Clayton has been with us a bit over a year -- and is a part of our family.  Last night, when we sent him on the road with cows in our truck and trailer, I worried about him.  Not because he has our cows, but because he's going out on his own on a big trip, by himself.  And my worries were confirmed when he called saying he was having truck trouble -- we told him to turn around and bring our hobbling truck back home.  Today we gave him a different rig and sent him off again, and he called with the SAME problem, but this time too far away from us to be able to call him back home.

I could start on a tirade about the fact that we ALWAYS have a problem like this right before a big event (remember I said we were one week away from one of our biggest promotions of the year -- we leave Wednesday), or that owning "stuff" associated with a business brings NOTHING but trouble because all of these things need to be maintained, cared for etc. (and believe me, I could go on about this, ask my friends), but really, my main concern was Clayton.  And if he was ok.
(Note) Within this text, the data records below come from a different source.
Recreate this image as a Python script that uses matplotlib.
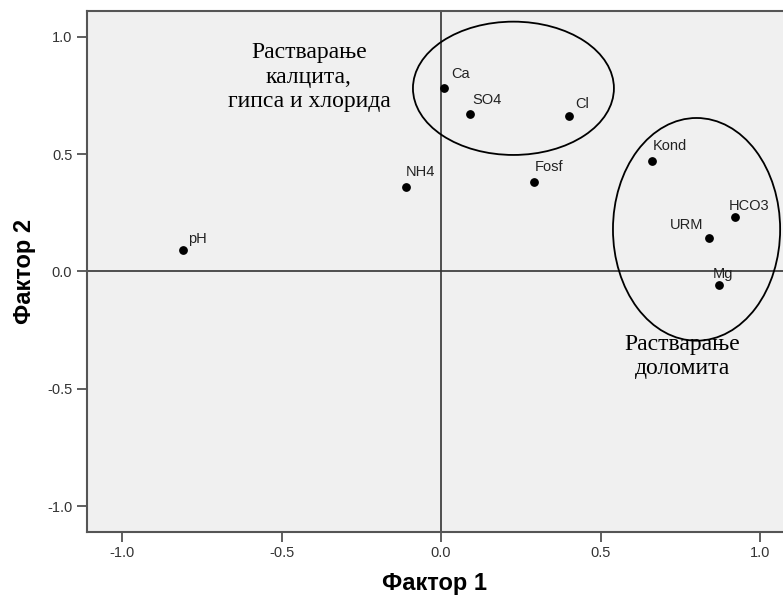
import matplotlib

matplotlib.use("Agg")

import matplotlib.pyplot as plt
from matplotlib.patches import Ellipse

# factor loadings
labels = ["pH", "NH4", "Ca", "SO4", "Cl", "Fosf", "Kond", "HCO3", "URM", "Mg"]
factor1 = [-0.81, -0.11, 0.01, 0.09, 0.40, 0.29, 0.66, 0.92, 0.84, 0.87]
factor2 = [0.09, 0.36, 0.78, 0.67, 0.66, 0.38, 0.47, 0.23, 0.14, -0.06]
label_offsets = [(4, 3), (0, 6), (5, 5), (2, 5), (5, 4), (1, 6), (1, 6), (-4, 3), (-4, 5), (-4, 3)]
label_align = ["left", "left", "left", "left", "left", "left", "left", "left", "right", "left"]

# groups (center x, center y, width, height) and their captions
groups = [(0.227, 0.78, 0.63, 0.568), (0.801, 0.179, 0.524, 0.949)]
group_texts = ["Растварање\nкалцита,\nгипса и хлорида", "Растварање\nдоломита"]
group_text_pos = [(-0.414, 0.827), (0.757, -0.363)]

xticks = [-1.0, -0.5, 0.0, 0.5, 1.0]
yticks = [-1.0, -0.5, 0.0, 0.5, 1.0]


def main() -> None:
    fig = plt.figure(figsize=(7.83, 6.03), dpi=100)
    ax = fig.add_axes([0.111, 0.118, 0.889, 0.864])
    ax.set_facecolor("#f0f0f0")

    ax.axhline(0, color="#333333", lw=1.2, zorder=1)
    ax.axvline(0, color="#333333", lw=1.2, zorder=1)

    ax.scatter(factor1, factor2, s=28, color="black", zorder=3)
    for lab, x, y, off, ha in zip(labels, factor1, factor2, label_offsets, label_align):
        ax.annotate(lab, (x, y), xytext=off, textcoords="offset points",
                    ha=ha, va="bottom", fontsize=10.5, color="#222222",
                    family="Liberation Sans")

    for (cx, cy, w, h) in groups:
        ax.add_patch(Ellipse((cx, cy), w, h, fill=False, edgecolor="black", lw=1.3, zorder=2))

    for txt, (tx, ty) in zip(group_texts, group_text_pos):
        ax.text(tx, ty, txt, ha="center", va="center", fontsize=17,
                family="Liberation Serif", linespacing=1.22)

    ax.set_xlim(-1.11, 1.072)
    ax.set_ylim(-1.11, 1.11)
    ax.set_xticks(xticks)
    ax.set_yticks(yticks)
    ax.set_xticklabels([f"{t:.1f}" for t in xticks])
    ax.set_yticklabels([f"{t:.1f}" for t in yticks])
    ax.tick_params(axis="both", length=7, width=1.2, color="#444444",
                   labelsize=10.5, labelcolor="#333333")
    for lab in ax.get_xticklabels() + ax.get_yticklabels():
        lab.set_family("Liberation Sans")

    for side in ["left", "bottom", "top"]:
        ax.spines[side].set_color("#555555")
        ax.spines[side].set_linewidth(1.5)
    ax.spines["right"].set_visible(False)

    ax.set_xlabel("Фактор 1", fontsize=17, fontweight="bold", family="Liberation Sans", labelpad=8)
    ax.set_ylabel("Фактор 2", fontsize=17, fontweight="bold", family="Liberation Sans", labelpad=8)

    fig.savefig("out.png", dpi=100)


if __name__ == "__main__":
    main()
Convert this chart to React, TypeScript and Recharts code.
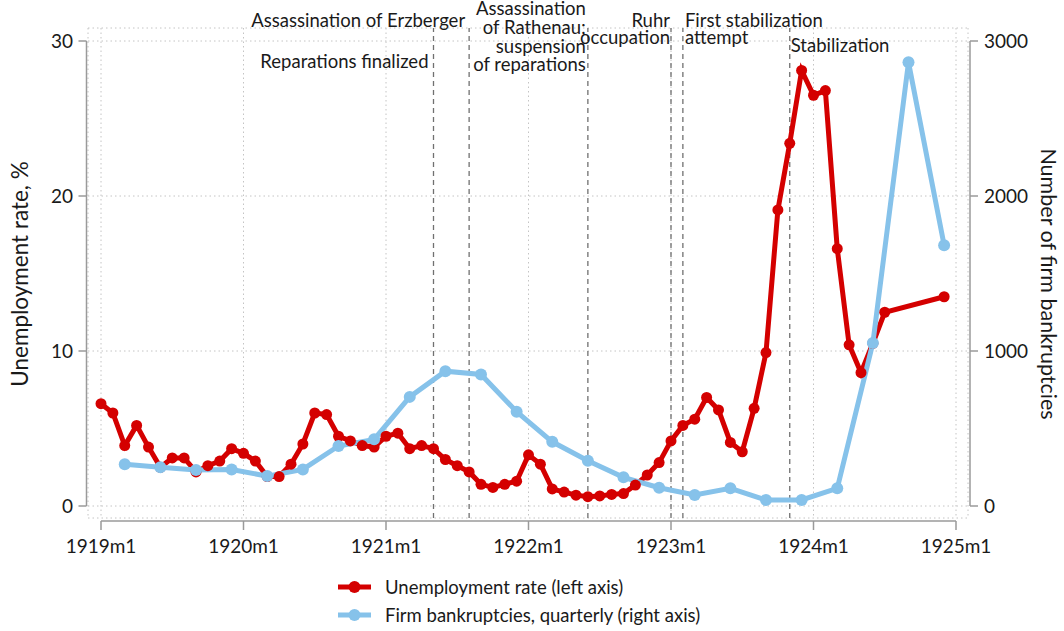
import React from "react";
import { LineChart, Line, XAxis, YAxis, CartesianGrid, ReferenceLine, Legend } from "recharts";

// monthly unemployment rate, %, 1919m1 .. 1924m12 (no data 1924m8-m11)
const unemployment = [
  6.6, 6.0, 3.9, 5.2, 3.8, 2.5, 3.1, 3.1, 2.2, 2.6, 2.9, 3.7,
  3.4, 2.9, 1.9, 1.9, 2.7, 4.0, 6.0, 5.9, 4.5, 4.2, 3.9, 3.8,
  4.5, 4.7, 3.7, 3.9, 3.7, 3.0, 2.6, 2.2, 1.4, 1.2, 1.4, 1.6,
  3.3, 2.7, 1.1, 0.9, 0.7, 0.6, 0.65, 0.75, 0.8, 1.35, 2.0, 2.8,
  4.2, 5.2, 5.6, 7.0, 6.2, 4.1, 3.5, 6.3, 9.9, 19.1, 23.4, 28.1,
  26.5, 26.8, 16.6, 10.4, 8.6, 10.5, 12.5, null, null, null, null, 13.5,
];

// quarterly firm bankruptcies, plotted at the middle month of each quarter
const quarterMonths = [2, 5, 8, 11, 14, 17, 20, 23, 26, 29, 32, 35, 38, 41, 44, 47, 50, 53, 56, 59, 62, 65, 68, 71];
const bankruptcies = [270, 250, 232, 236, 193, 236, 387, 430, 704, 870, 849, 608, 414, 292, 185, 118, 71, 114, 39, 39, 114, 1052, 2863, 1682];

const xTicks = [0, 12, 24, 36, 48, 60, 72];
const xTickLabels = ["1919m1", "1920m1", "1921m1", "1922m1", "1923m1", "1924m1", "1925m1"];
const leftTicks = [0, 10, 20, 30];
const rightTicks = [0, 1000, 2000, 3000];

const eventMonths = [28, 31, 41, 48, 49, 58];
const eventTexts = [
  ["Reparations finalized"],
  ["Assassination of Erzberger"],
  ["Assassination", "of Rathenau;", "suspension", "of reparations"],
  ["Ruhr", "occupation"],
  ["First stabilization", "attempt"],
  ["Stabilization"],
];

// label layout: anchor side, dx from the line, baselines of each text line
const eventLayout = [
  { anchor: "end", dx: -5, ys: [68] },
  { anchor: "end", dx: -4, ys: [27] },
  { anchor: "end", dx: -2, ys: [15, 34, 53, 71] },
  { anchor: "end", dx: -1, ys: [27, 44] },
  { anchor: "start", dx: 2, ys: [27, 44] },
  { anchor: "start", dx: 1, ys: [52] },
];

const data = unemployment.map((u, m) => {
  const q = quarterMonths.indexOf(m);
  return { month: m, unemp: u, bankr: q >= 0 ? bankruptcies[q] : null };
});

const W = 1064;
const H = 631;
const TOP = 28;
const X_AXIS_H = 113;
const LEFT_W = 88;
const RIGHT_W = 96;
const PAD = { left: 13, right: 12, top: 13, bottom: 12 };
const INNER_W = W - LEFT_W - RIGHT_W - PAD.left - PAD.right;
const INNER_H = H - TOP - X_AXIS_H - PAD.top - PAD.bottom;
const AXIS_X_Y = H - X_AXIS_H + 3;
const AXIS_L_X = 86.5;
const AXIS_R_X = 970;

const RED = "#d40000";
const BLUE = "#86c2ea";
const AXIS_C = "#9a9a9a";
const TEXT_C = "#1a1a1a";
const FONT = "Lato, 'Noto Sans', sans-serif";

const XTick = (props: any) => {
  const { x, payload } = props;
  const i = xTicks.indexOf(payload.value);
  return (
    <g>
      {i === 0 && <line x1={x} x2={x + INNER_W} y1={AXIS_X_Y} y2={AXIS_X_Y} stroke={AXIS_C} strokeWidth={1.5} />}
      <line x1={x} x2={x} y1={AXIS_X_Y} y2={AXIS_X_Y + 9} stroke={AXIS_C} strokeWidth={1.5} />
      <text x={x} y={AXIS_X_Y + 32} textAnchor="middle" fontSize={19} fill={TEXT_C} fontFamily={FONT}>
        {xTickLabels[i]}
      </text>
    </g>
  );
};

const LeftTick = (props: any) => {
  const { y, payload } = props;
  return (
    <g>
      {payload.value === 0 && <line x1={AXIS_L_X} x2={AXIS_L_X} y1={y} y2={y - INNER_H} stroke={AXIS_C} strokeWidth={1.5} />}
      <line x1={AXIS_L_X - 8} x2={AXIS_L_X} y1={y} y2={y} stroke={AXIS_C} strokeWidth={1.5} />
      <text x={73} y={y + 7} textAnchor="end" fontSize={19} fill={TEXT_C} fontFamily={FONT}>
        {payload.value}
      </text>
    </g>
  );
};

const RightTick = (props: any) => {
  const { y, payload } = props;
  return (
    <g>
      {payload.value === 0 && <line x1={AXIS_R_X} x2={AXIS_R_X} y1={y} y2={y - INNER_H} stroke={AXIS_C} strokeWidth={1.5} />}
      <line x1={AXIS_R_X} x2={AXIS_R_X + 8} y1={y} y2={y} stroke={AXIS_C} strokeWidth={1.5} />
      <text x={984} y={y + 7} textAnchor="start" fontSize={19} fill={TEXT_C} fontFamily={FONT}>
        {payload.value}
      </text>
    </g>
  );
};

const EventLabel = (props: any) => {
  const { viewBox, idx } = props;
  const lay = eventLayout[idx];
  const x = viewBox.x + lay.dx;
  return (
    <g>
      {eventTexts[idx].map((t, j) => (
        <text key={j} x={x} y={lay.ys[j]} textAnchor={lay.anchor} fontSize={18.5} fill={TEXT_C} fontFamily={FONT}>
          {t}
        </text>
      ))}
    </g>
  );
};

const LegendBox = () => {
  const rows = [
    { color: RED, label: "Unemployment rate (left axis)" },
    { color: BLUE, label: "Firm bankruptcies, quarterly (right axis)" },
  ];
  return (
    <svg width={420} height={60}>
      {rows.map((r, i) => {
        const cy = 14 + i * 28;
        return (
          <g key={i}>
            <line x1={8} x2={41} y1={cy} y2={cy} stroke={r.color} strokeWidth={5} />
            <circle cx={24.5} cy={cy} r={6} fill={r.color} />
            <text x={55} y={cy + 6.5} fontSize={18.5} fill={TEXT_C} fontFamily={FONT}>
              {r.label}
            </text>
          </g>
        );
      })}
    </svg>
  );
};

export default function App() {
  return (
    <div style={{ position: "absolute", left: 0, top: 0, width: W, height: H, background: "#fff" }}>
      <LineChart width={W} height={H} data={data} margin={{ top: TOP, right: 0, bottom: 0, left: 0 }}>
        <CartesianGrid yAxisId="left" stroke="#c4c4c4" strokeDasharray="1.5 3" />
        <XAxis
          dataKey="month"
          type="number"
          domain={[0, 72]}
          ticks={xTicks}
          interval={0}
          padding={{ left: PAD.left, right: PAD.right }}
          height={X_AXIS_H}
          axisLine={false}
          tickLine={false}
          tick={<XTick />}
        />
        <YAxis
          yAxisId="left"
          domain={[0, 30]}
          ticks={leftTicks}
          interval={0}
          padding={{ top: PAD.top, bottom: PAD.bottom }}
          width={LEFT_W}
          axisLine={false}
          tickLine={false}
          tick={<LeftTick />}
          label={() => (
            <text x={28} y={274} transform="rotate(-90 28 274)" textAnchor="middle" fontSize={22.5} fill={TEXT_C} fontFamily={FONT}>
              Unemployment rate, %
            </text>
          )}
        />
        <YAxis
          yAxisId="right"
          orientation="right"
          domain={[0, 3000]}
          ticks={rightTicks}
          interval={0}
          padding={{ top: PAD.top, bottom: PAD.bottom }}
          width={RIGHT_W}
          axisLine={false}
          tickLine={false}
          tick={<RightTick />}
          label={() => (
            <text x={1041} y={284} transform="rotate(90 1041 284)" textAnchor="middle" fontSize={21.5} fill={TEXT_C} fontFamily={FONT}>
              Number of firm bankruptcies
            </text>
          )}
        />
        {eventMonths.map((m, i) => (
          <ReferenceLine
            key={i}
            yAxisId="left"
            x={m}
            stroke="#707070"
            strokeWidth={1.3}
            strokeDasharray="5 4"
            label={(p: any) => <EventLabel {...p} idx={i} />}
          />
        ))}
        <Line
          yAxisId="left"
          dataKey="unemp"
          stroke={RED}
          strokeWidth={5}
          dot={{ r: 5.5, fill: RED, stroke: RED, strokeWidth: 0 }}
          connectNulls
          isAnimationActive={false}
        />
        <Line
          yAxisId="right"
          dataKey="bankr"
          stroke={BLUE}
          strokeWidth={5}
          dot={{ r: 6, fill: BLUE, stroke: BLUE, strokeWidth: 0 }}
          connectNulls
          isAnimationActive={false}
        />
        <Legend
          layout="horizontal"
          verticalAlign="middle"
          align="center"
          content={() => <LegendBox />}
          wrapperStyle={{ position: "absolute", left: 330, top: 573, width: 420, height: 60 }}
        />
      </LineChart>
    </div>
  );
}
Am I going to be this much of a basket case when my kids start to drive, leave on their own from my home?  Am I already?  This is an employee, right?  NO.  When these guys are at our house as much as they are, eating meals with us, playing basketball with us, spending ALL of their waking hours with us, they are my kids too.  And I have to worry.  Now I know what my mother felt like when I took off by myself. . .I'm waiting for her to say I told you so.